Texas scramble — all four play every shot, choose the best, everyone plays from there — is the format for days when the group contains beginners, when a difficult course threatens to be demoralising, or when the evening starts at the tee box and someone has brought a small speaker. It is not a serious competitive format, but not all rounds need to be serious.


The Draw

The draw for playing partners is an annual debate. The two positions are: draw randomly, on the grounds that a golf trip is an opportunity to play with people you don't usually play with; or allow friends to play together, on the grounds that some people are not on holiday to be introduced to the secretary's cousin.

A workable middle position: random draw for days one and two, choice for day three. This gives the social mixing its due, respects that familiarity has value on the last competitive day, and means everyone has complained about the draw at least once before the format changes.

Whatever the draw, mix handicap levels within pairings. A fourball of four high-handicappers on a Scottish links that plays to its full length in wind will not reach the green in time for the other groups waiting, and the starter's expression will communicate this without words.


Marking Cards

In the context of a golf society on a trip, card-marking operates on a spectrum between rigorous and aspirational. The following observations reflect what actually happens:

Stroke play requires a marker who is paying attention. Stableford is more forgiving of the marker whose mind has drifted by the fourteenth hole, because gross errors are self-correcting (a score that earns negative Stableford points is simply written as zero, which the marker is likely to arrive at regardless of whether they have been counting accurately).
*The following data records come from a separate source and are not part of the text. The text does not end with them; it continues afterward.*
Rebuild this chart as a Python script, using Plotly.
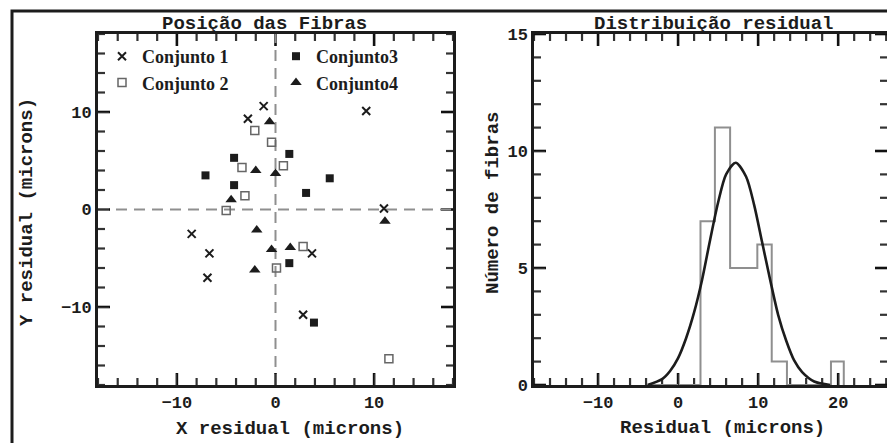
import plotly.graph_objects as go

W, H = 887, 443

# ---- Left panel: fibre positions (microns) ----
c1_x = [-1.2, -2.8, 9.2, 11.0, -8.5, -6.7, -6.9, 3.7, 2.8]
c1_y = [10.6, 9.3, 10.1, 0.1, -2.5, -4.5, -7.0, -4.5, -10.8]
c2_x = [-2.1, -0.4, -3.4, 0.8, -3.1, -5.0, 2.8, 0.1, 11.5]
c2_y = [8.1, 6.9, 4.3, 4.5, 1.4, -0.1, -3.8, -6.0, -15.3]
c3_x = [-4.2, -7.1, 1.4, -4.2, 3.1, 5.5, 1.4, 3.9]
c3_y = [5.3, 3.5, 5.7, 2.5, 1.7, 3.2, -5.5, -11.6]
c4_x = [-0.6, -2.0, 0.0, -4.5, 11.1, -1.9, -0.4, 1.5, -2.1]
c4_y = [9.0, 4.0, 3.7, 1.0, -1.2, -2.1, -4.1, -3.9, -6.2]
series_names = ["Conjunto 1", "Conjunto 2", "Conjunto3", "Conjunto4"]

# ---- Right panel: residual histogram ----
hist_edges = [-3.8, 2.8, 4.6, 6.5, 8.2, 9.9, 11.7, 13.6, 19.1, 20.7]
hist_counts = [0, 7, 11, 5, 5, 6, 1, 0, 1]
gauss_x = [-3.8, -2.0, -1.0, 0.0, 1.0, 2.0, 3.0, 4.0, 5.0, 6.0, 7.2, 8.5,
           9.5, 10.5, 11.5, 12.5, 13.5, 14.5, 15.5, 17.0, 19.0]
gauss_y = [0.0, 0.25, 0.6, 1.15, 2.0, 3.1, 4.5, 6.2, 7.8, 9.0, 9.5, 8.9,
           7.7, 6.1, 4.5, 3.0, 1.9, 1.05, 0.55, 0.15, 0.0]

MONO = "Liberation Mono"
SERIF = "Liberation Serif"
INK = "#1c1c1c"

L_XR, L_YR = [-18, 18], [-18, 18]
R_XR, R_YR = [-18, 26.1], [0, 15]
L_XD = [98 / W, 453 / W]
R_XD = [534 / W, 1.0]
YD = [1 - 385 / H, 1 - 34 / H]

fig = go.Figure()

fig.add_trace(go.Scatter(x=c1_x, y=c1_y, mode="markers", name=series_names[0],
                         marker=dict(symbol="x-thin-open", size=8, line=dict(width=2, color=INK), color=INK),
                         xaxis="x", yaxis="y", legend="legend"))
fig.add_trace(go.Scatter(x=c2_x, y=c2_y, mode="markers", name=series_names[1],
                         marker=dict(symbol="square-open", size=8, line=dict(width=1.5, color="#666"), color="#666"),
                         xaxis="x", yaxis="y", legend="legend"))
fig.add_trace(go.Scatter(x=c3_x, y=c3_y, mode="markers", name=series_names[2],
                         marker=dict(symbol="square", size=8, color=INK),
                         xaxis="x", yaxis="y", legend="legend2"))
fig.add_trace(go.Scatter(x=c4_x, y=c4_y, mode="markers", name=series_names[3],
                         marker=dict(symbol="triangle-up", size=10, color=INK),
                         xaxis="x", yaxis="y", legend="legend2"))

# histogram step outline
sx, sy = [hist_edges[0]], [0]
for i, c in enumerate(hist_counts):
    sx += [hist_edges[i], hist_edges[i + 1]]
    sy += [c, c]
sx.append(hist_edges[-1])
sy.append(0)
fig.add_trace(go.Scatter(x=sx, y=sy, mode="lines", line=dict(color="#8f8f8f", width=2),
                         showlegend=False, xaxis="x2", yaxis="y2"))
fig.add_trace(go.Scatter(x=gauss_x, y=gauss_y, mode="lines", line=dict(color=INK, width=2.6, shape="spline", smoothing=0.8),
                         showlegend=False, xaxis="x2", yaxis="y2"))
# empty helper trace so the label-only y axis of the right panel is drawn
fig.add_trace(go.Scatter(x=[None], y=[None], mode="markers", showlegend=False,
                         hoverinfo="skip", xaxis="x2", yaxis="y3"))

tickfont = dict(family=MONO, size=17, color=INK, weight="bold")
main = dict(showline=True, linewidth=3, linecolor=INK, mirror=True, showgrid=False, zeroline=False,
            automargin=False, tickfont=tickfont, ticks="inside", ticklen=11, tick0=0, tickcolor="#333")

fig.update_layout(
    template="none",
    width=W, height=H, margin=dict(l=0, r=0, t=0, b=0, pad=0), autosize=False,
    paper_bgcolor="white", plot_bgcolor="white",
    xaxis=dict(domain=L_XD, range=L_XR, dtick=10, anchor="y", **main),
    yaxis=dict(domain=YD, range=L_YR, dtick=10, anchor="x", **main),
    xaxis2=dict(domain=R_XD, range=R_XR, dtick=10, anchor="y2", **main),
    yaxis2=dict(domain=YD, range=R_YR, dtick=5, anchor="x2", showticklabels=False, **main),
    yaxis3=dict(overlaying="y2", anchor="free", position=528 / W, side="left",
                range=R_YR, dtick=5, tick0=0, showline=False, ticks="",
                showgrid=False, zeroline=False, automargin=False, tickfont=tickfont),
    legend=dict(x=102 / W, y=1 - 38 / H, xanchor="left", yanchor="top",
                bgcolor="rgba(0,0,0,0)", font=dict(family=SERIF, size=18, color=INK, weight="bold"),
                itemwidth=30, tracegroupgap=0),
    legend2=dict(x=276 / W, y=1 - 38 / H, xanchor="left", yanchor="top",
                 bgcolor="rgba(0,0,0,0)", font=dict(family=SERIF, size=18, color=INK, weight="bold"),
                 itemwidth=30, tracegroupgap=0),
    showlegend=True,
)

# inward tick marks on all four sides of both panels (major long, minor short)
MAJ, MIN = 12, 7
plot_h = (YD[1] - YD[0]) * H


def tick_marks(xref, yref, rng, major, minor_step, horizontal, span_px):
    v = rng[0] - (rng[0] % minor_step)
    vals = []
    while v <= rng[1] + 1e-9:
        if v >= rng[0] - 1e-9:
            vals.append(v)
        v += minor_step
    for val in vals:
        is_major = abs(val / major - round(val / major)) < 1e-9
        ln = (MAJ if is_major else MIN) / span_px
        col = "#111" if is_major else "#333"
        wd = 2.6 if is_major else 2.2
        for a0, a1 in [(0, ln), (1, 1 - ln)]:
            if horizontal:
                fig.add_shape(type="line", xref=xref, yref=yref + " domain", x0=val, x1=val, y0=a0, y1=a1,
                              line=dict(color=col, width=wd), layer="below")
            else:
                fig.add_shape(type="line", xref=xref + " domain", yref=yref, y0=val, y1=val, x0=a0, x1=a1,
                              line=dict(color=col, width=wd), layer="below")


tick_marks("x", "y", L_XR, 10, 2, True, plot_h)
tick_marks("x", "y", L_YR, 10, 2, False, (L_XD[1] - L_XD[0]) * W)
tick_marks("x2", "y2", R_XR, 10, 2, True, plot_h)
tick_marks("x2", "y2", R_YR, 5, 1, False, (R_XD[1] - R_XD[0]) * W)

# dashed zero reference lines (left panel)
fig.add_shape(type="line", xref="x", yref="y domain", x0=0, x1=0, y0=0, y1=1,
              line=dict(color="#8f8f8f", width=2, dash="11px,7px"), layer="below")
fig.add_shape(type="line", xref="x domain", yref="y", x0=0, x1=1, y0=0, y1=0,
              line=dict(color="#8f8f8f", width=2, dash="11px,7px"), layer="below")

# outer frame
fig.add_shape(type="rect", xref="paper", yref="paper", x0=12 / W, x1=1.05, y0=-0.05, y1=1 - 11 / H,
              line=dict(color=INK, width=3), fillcolor="rgba(0,0,0,0)")


def txt(x, y, s, size=18, angle=0):
    fig.add_annotation(x=x / W, y=1 - y / H, xref="paper", yref="paper", text=s, showarrow=False,
                       textangle=angle, xanchor="center", yanchor="middle",
                       font=dict(family=MONO, size=size, color=INK, weight="bold"))


txt(264, 24, "Posição das Fibras", 19)
txt(713, 24, "Distribuição residual", 19)
txt(290, 429, "X residual (microns)", 19)
txt(722, 428, "Residual (microns)", 19)
txt(27, 212, "Y residual (microns)", 19, -90)
txt(493, 203, "Número de fibras", 19, -90)

fig.write_html("out.html")
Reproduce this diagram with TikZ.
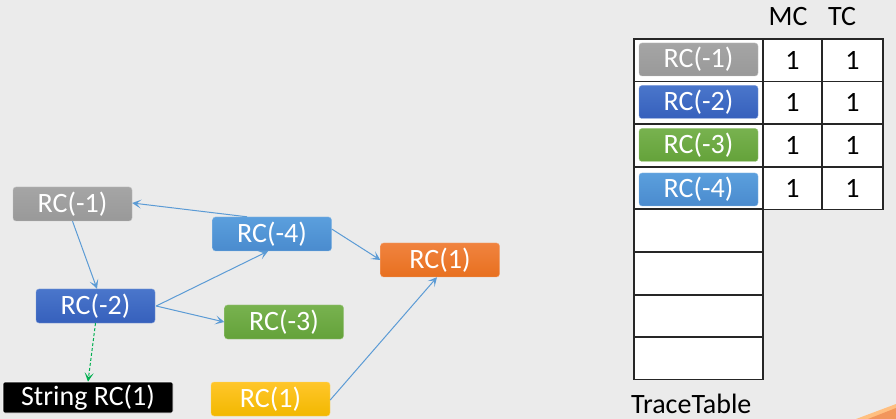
\documentclass[tikz,border=0pt]{standalone}
\usepackage{fontspec}
\setmainfont{Carlito}
\usetikzlibrary{arrows.meta}
\definecolor{bg}{HTML}{EBEBEB}
\definecolor{cgray}{HTML}{A5A5A5}
\definecolor{cgrayd}{HTML}{999999}
\definecolor{cblue}{HTML}{4A76CB}
\definecolor{cblued}{HTML}{3660BC}
\definecolor{clblue}{HTML}{5B9FDD}
\definecolor{clblued}{HTML}{4A8BCE}
\definecolor{corange}{HTML}{F0833F}
\definecolor{coranged}{HTML}{E8701F}
\definecolor{cgreen}{HTML}{78B24F}
\definecolor{cgreend}{HTML}{64A23A}
\definecolor{cyellow}{HTML}{FFC62A}
\definecolor{cyellowd}{HTML}{F2B800}
\definecolor{carrow}{HTML}{5B9BD5}
\definecolor{cdash}{HTML}{00B050}
\begin{document}
\begin{tikzpicture}[x=1pt,y=-1pt,
  rc/.style={rounded corners=3pt, minimum width=119pt, minimum height=34pt, inner sep=0pt,
    text=white, font=\fontsize{28}{28}\selectfont},
  gray/.style={rc, top color=cgray, bottom color=cgrayd, draw=cgray!70!white},
  blue/.style={rc, top color=cblue, bottom color=cblued, draw=cblue!70!white},
  lblue/.style={rc, top color=clblue, bottom color=clblued, draw=clblue!70!white},
  orange/.style={rc, top color=corange, bottom color=coranged, draw=corange!70!white},
  green/.style={rc, top color=cgreen, bottom color=cgreend, draw=cgreen!70!white},
  yellow/.style={rc, top color=cyellow, bottom color=cyellowd, draw=cyellow!70!white},
  conn/.style={draw=carrow, line width=1pt, -{Stealth[length=9pt,width=9pt,inset=4.5pt]}},
  cell/.style={draw=black!85, line width=1.2pt, fill=white},
  txt/.style={font=\fontsize{28}{28}\selectfont, text=black, inner sep=0pt},
]
\useasboundingbox (0,0) rectangle (896,419);
\fill[bg] (0,0) rectangle (896,419);
\fill[orange!50!white] (856,419) -- (896,404) -- (896,419) -- cycle;
\fill[corange!85!white] (868,419) -- (896,408) -- (896,419) -- cycle;

% graph nodes
\node[gray]   (n1) at (72.5,204) {RC(-1)};
\node[lblue]  (n4) at (272,234)  {RC(-4)};
\node[orange] (o1) at (440,260)  {RC(1)};
\node[blue]   (n2) at (95.5,306) {RC(-2)};
\node[green]  (n3) at (284,322)  {RC(-3)};
\node[rc, fill=black, draw=white, line width=0.6pt, minimum width=170pt, minimum height=31pt, rounded corners=2pt] (s1) at (88,397.5) {String RC(1)};
\node[yellow] (y1) at (270.5,399) {RC(1)};

\draw[conn] ([xshift=-25pt]n4.north) -- ([yshift=1pt]n1.east);
\draw[conn] ([xshift=0pt]n1.south) -- ([xshift=1.5pt]n2.north);
\draw[conn] ([xshift=1pt]n2.east) -- ([xshift=-4pt]n4.south);
\draw[conn] ([xshift=1pt]n2.east) -- (n3.west);
\draw[conn] ([yshift=5pt]n4.east) -- (o1.west);
\draw[conn] ([yshift=-1pt]y1.east) -- ([xshift=-3pt]o1.south);
\draw[draw=cdash, line width=1pt, dashed, dash pattern=on 3pt off 2pt, -{Stealth[length=9pt,width=9pt,inset=4.5pt]}] (n2.south) -- ([xshift=0pt]s1.north);

% trace table
\foreach \r [count=\i] in {39,81.5,124,167,209,252,295,337}{
  \pgfmathsetmacro{\rb}{\r+42.6}
  \draw[cell] (634,\r) rectangle (763,\rb);
}
\foreach \r in {39,81.5,124,167}{
  \pgfmathsetmacro{\rb}{\r+42.6}
  \draw[cell] (763,\r) rectangle (822,\rb);
  \draw[cell] (822,\r) rectangle (883,\rb);
  \node[txt] at (792.5,\r+21.3) {1};
  \node[txt] at (852.5,\r+21.3) {1};
}
\node[gray, minimum height=33pt]  (t1) at (698.5,59.5) {RC(-1)};
\node[blue, minimum height=33pt]  (t2) at (698.5,102)  {RC(-2)};
\node[green, minimum height=33pt] (t3) at (698.5,145)  {RC(-3)};
\node[lblue, minimum height=33pt] (t4) at (698.5,189.5) {RC(-4)};

\node[txt] (mc) at (788,17) {MC};
\node[txt] (tc) at (842,17) {TC};
\node[txt, anchor=west] (tt) at (631,404) {TraceTable};
\end{tikzpicture}
\end{document}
Still: sign the card, check the other player's card before signing, and ensure net scores are calculated before prize-giving rather than during it. Prize-giving with a calculator and four people offering competing interpretations of the third column is an avoidable scene.


The 19th Hole Ritual

The structure of the prize-giving varies by group. The standard Scottish society model runs approximately as follows:

Drinks first. Anyone who suggests doing the results before drinks is overruled and does not ask again next year.

The categories for a single-day competition typically include: overall winner (Stableford or stroke), nearest the pin (at least one designated par-three), longest drive (a designated par-four or par-five, often with a marker on the fairway), and — if the organiser is thorough — best front nine and best back nine. Gross prize alongside net is optional but pleases the scratch players.

The custom of announcing results from third place upward to first is observed. The speech is brief. The captain thanks the course, thanks the organiser, and makes one observation about the state of the rough that everyone agrees with.

The captain's toast is the closing ritual: the captain raises a glass, says something about the importance of gathering, names a player who played particularly well or behaved particularly badly (these are sometimes the same player), and sits down. It is not a long speech. It does not need to be.


When Someone Has Clearly Cheated

This happens. Not often, and rarely deliberately in the criminal sense — it is more commonly the phenomenon of the player who genuinely cannot remember whether they took five or six on the sixteenth, and consistently cannot remember in a way that favours five.

The Scottish approach to this is a long and practised silence followed by a very mild question: "I had you down as a six on sixteen — was that right?" The player may or may not correct themselves. The matter proceeds either way.

The prize is not withheld on the basis of suspicion. The player in question is assigned a playing partner on the next trip who counts carefully and says nothing until the card is signed.

This is, in the end, how societies regulate themselves: not with rules committees, but with long memories and appropriate company.